Within the Florida State program, Edwards was viewed as a difference maker still coming into his own. He picked up valuable scheme diversity having to work with three coordinators in three years -- all three coordinators speak very highly of Edwards, I'm told -- and someone who performed often selfless tasks in that defense at a very high level.
"There were some very high expectations on him coming as the No. 1 recruit in the nation, so I guess maybe to some on the outside it might seem like his numbers aren't huge or something like that," said someone who worked closely with him while at Florida State. "But if you evaluate his entire Florida State career, he played a very major role on a team that went 39-3 with him here, and that was just 9-4 the season before he and Jameis [Winston] got here.

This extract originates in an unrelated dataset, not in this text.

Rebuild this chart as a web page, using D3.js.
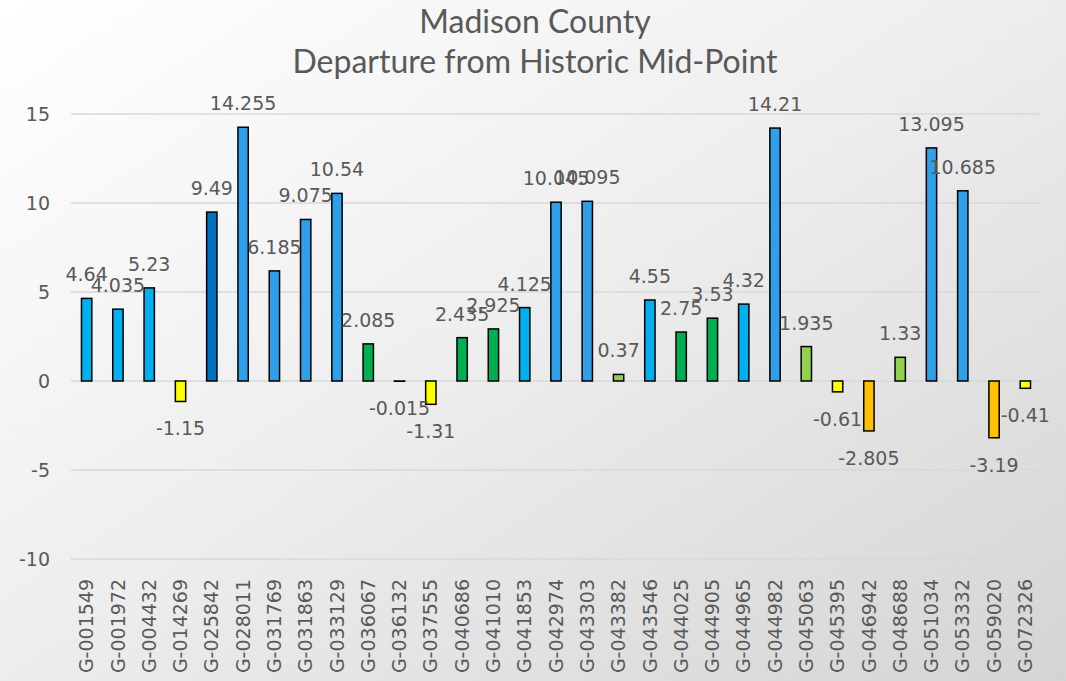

"He has great leadership qualities. He was one of the most coachable kids you could work with. You could always count on him on the field and off the field. He did everything that was asked of him and expected of him. He was incredibly well-liked within the program. He's very comfortable with the professional game because of his legacy with his father playing in the NFL. He's built for the league and he will keep getting better."
Certain teams definitely seem to like Edwards more than others, including the Vikings, who pick No. 11 overall. That might be high for Edwards -- plenty of mocks have nose tackle Danny Shelton going there -- though I wouldn't rule it out. And if perhaps you see the Vikings trade down out of that spot, definitely keep an eye on Edwards as a target. It wouldn't shock me at all if the Bengals, 49ers, Cowboys, Lions, Seahawks or Browns invested a top pick in him.
He would fill a need with plenty of 3-4 teams as well, though some have said they aren't sure he would fit at defensive end and doubt he could move to outside linebacker. Others believe he could play inside in a 3-4 in certain packages. Regardless, he has people talking, or perhaps whispering. His 4.74 time in the 40 and video of him doing a standing backflip -- at 300 pounds! -- and his athletic prowess are very difficult to ignore.
Personally, I won't consider it a surprise if he ends up going somewhere between 11th and 19th. After reading this, I suppose neither should you. I assure you in some draft meetings and war rooms, it won't be looked at as a stunner, either, if things play out that way.